===== Working data =====
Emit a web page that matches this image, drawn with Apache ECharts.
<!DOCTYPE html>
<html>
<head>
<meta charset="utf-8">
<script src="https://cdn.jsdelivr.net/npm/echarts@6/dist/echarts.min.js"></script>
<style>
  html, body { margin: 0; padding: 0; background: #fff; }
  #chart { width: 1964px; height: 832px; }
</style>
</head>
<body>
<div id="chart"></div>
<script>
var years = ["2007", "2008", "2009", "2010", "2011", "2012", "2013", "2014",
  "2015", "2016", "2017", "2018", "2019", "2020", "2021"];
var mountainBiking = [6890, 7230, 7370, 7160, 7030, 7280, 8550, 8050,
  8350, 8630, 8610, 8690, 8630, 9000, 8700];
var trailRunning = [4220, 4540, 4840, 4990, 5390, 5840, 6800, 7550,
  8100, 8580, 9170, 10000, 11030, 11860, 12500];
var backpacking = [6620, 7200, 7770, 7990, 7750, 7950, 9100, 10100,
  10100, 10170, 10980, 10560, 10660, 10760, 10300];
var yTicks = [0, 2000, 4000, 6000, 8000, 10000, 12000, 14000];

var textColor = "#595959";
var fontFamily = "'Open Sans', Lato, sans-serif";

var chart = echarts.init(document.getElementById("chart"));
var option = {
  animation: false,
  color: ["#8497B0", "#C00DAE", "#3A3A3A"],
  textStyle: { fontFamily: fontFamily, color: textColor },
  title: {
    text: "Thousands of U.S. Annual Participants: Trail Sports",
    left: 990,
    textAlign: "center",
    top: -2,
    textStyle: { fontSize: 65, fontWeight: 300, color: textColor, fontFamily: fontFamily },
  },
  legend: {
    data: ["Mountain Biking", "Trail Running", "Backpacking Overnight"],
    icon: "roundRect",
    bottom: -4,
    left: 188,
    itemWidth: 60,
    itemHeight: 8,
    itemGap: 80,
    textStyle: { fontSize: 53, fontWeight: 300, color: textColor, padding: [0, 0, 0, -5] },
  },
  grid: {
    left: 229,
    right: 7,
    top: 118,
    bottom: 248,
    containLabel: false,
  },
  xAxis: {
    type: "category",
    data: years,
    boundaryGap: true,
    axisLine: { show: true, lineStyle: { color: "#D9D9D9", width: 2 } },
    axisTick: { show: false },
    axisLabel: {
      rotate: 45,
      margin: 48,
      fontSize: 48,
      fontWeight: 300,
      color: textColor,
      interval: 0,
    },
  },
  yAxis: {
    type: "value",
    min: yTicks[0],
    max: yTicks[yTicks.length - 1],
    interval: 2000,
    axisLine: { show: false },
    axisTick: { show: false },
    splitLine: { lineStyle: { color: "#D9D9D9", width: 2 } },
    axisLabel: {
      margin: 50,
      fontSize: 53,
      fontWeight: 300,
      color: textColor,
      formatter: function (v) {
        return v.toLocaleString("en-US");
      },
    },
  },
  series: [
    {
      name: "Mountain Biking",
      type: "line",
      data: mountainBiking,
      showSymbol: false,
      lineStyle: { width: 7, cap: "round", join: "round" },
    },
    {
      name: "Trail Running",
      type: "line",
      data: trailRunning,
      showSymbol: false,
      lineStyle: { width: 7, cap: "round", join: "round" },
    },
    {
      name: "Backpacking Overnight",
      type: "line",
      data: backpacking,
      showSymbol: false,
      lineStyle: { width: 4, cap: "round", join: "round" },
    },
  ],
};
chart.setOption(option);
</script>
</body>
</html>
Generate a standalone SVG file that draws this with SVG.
=====
## Instructions for the task
Output the entries verbatim.

## Correct result
Emit a web page that matches this image, drawn with Apache ECharts.
<!DOCTYPE html>
<html>
<head>
<meta charset="utf-8">
<script src="https://cdn.jsdelivr.net/npm/echarts@6/dist/echarts.min.js"></script>
<style>
  html, body { margin: 0; padding: 0; background: #fff; }
  #chart { width: 1964px; height: 832px; }
</style>
</head>
<body>
<div id="chart"></div>
<script>
var years = ["2007", "2008", "2009", "2010", "2011", "2012", "2013", "2014",
  "2015", "2016", "2017", "2018", "2019", "2020", "2021"];
var mountainBiking = [6890, 7230, 7370, 7160, 7030, 7280, 8550, 8050,
  8350, 8630, 8610, 8690, 8630, 9000, 8700];
var trailRunning = [4220, 4540, 4840, 4990, 5390, 5840, 6800, 7550,
  8100, 8580, 9170, 10000, 11030, 11860, 12500];
var backpacking = [6620, 7200, 7770, 7990, 7750, 7950, 9100, 10100,
  10100, 10170, 10980, 10560, 10660, 10760, 10300];
var yTicks = [0, 2000, 4000, 6000, 8000, 10000, 12000, 14000];

var textColor = "#595959";
var fontFamily = "'Open Sans', Lato, sans-serif";

var chart = echarts.init(document.getElementById("chart"));
var option = {
  animation: false,
  color: ["#8497B0", "#C00DAE", "#3A3A3A"],
  textStyle: { fontFamily: fontFamily, color: textColor },
  title: {
    text: "Thousands of U.S. Annual Participants: Trail Sports",
    left: 990,
    textAlign: "center",
    top: -2,
    textStyle: { fontSize: 65, fontWeight: 300, color: textColor, fontFamily: fontFamily },
  },
  legend: {
    data: ["Mountain Biking", "Trail Running", "Backpacking Overnight"],
    icon: "roundRect",
    bottom: -4,
    left: 188,
    itemWidth: 60,
    itemHeight: 8,
    itemGap: 80,
    textStyle: { fontSize: 53, fontWeight: 300, color: textColor, padding: [0, 0, 0, -5] },
  },
  grid: {
    left: 229,
    right: 7,
    top: 118,
    bottom: 248,
    containLabel: false,
  },
  xAxis: {
    type: "category",
    data: years,
    boundaryGap: true,
    axisLine: { show: true, lineStyle: { color: "#D9D9D9", width: 2 } },
    axisTick: { show: false },
    axisLabel: {
      rotate: 45,
      margin: 48,
      fontSize: 48,
      fontWeight: 300,
      color: textColor,
      interval: 0,
    },
  },
  yAxis: {
    type: "value",
    min: yTicks[0],
    max: yTicks[yTicks.length - 1],
    interval: 2000,
    axisLine: { show: false },
    axisTick: { show: false },
    splitLine: { lineStyle: { color: "#D9D9D9", width: 2 } },
    axisLabel: {
      margin: 50,
      fontSize: 53,
      fontWeight: 300,
      color: textColor,
      formatter: function (v) {
        return v.toLocaleString("en-US");
      },
    },
  },
  series: [
    {
      name: "Mountain Biking",
      type: "line",
      data: mountainBiking,
      showSymbol: false,
      lineStyle: { width: 7, cap: "round", join: "round" },
    },
    {
      name: "Trail Running",
      type: "line",
      data: trailRunning,
      showSymbol: false,
      lineStyle: { width: 7, cap: "round", join: "round" },
    },
    {
      name: "Backpacking Overnight",
      type: "line",
      data: backpacking,
      showSymbol: false,
      lineStyle: { width: 4, cap: "round", join: "round" },
    },
  ],
};
chart.setOption(option);
</script>
</body>
</html>
Generate a standalone SVG file that draws this with SVG.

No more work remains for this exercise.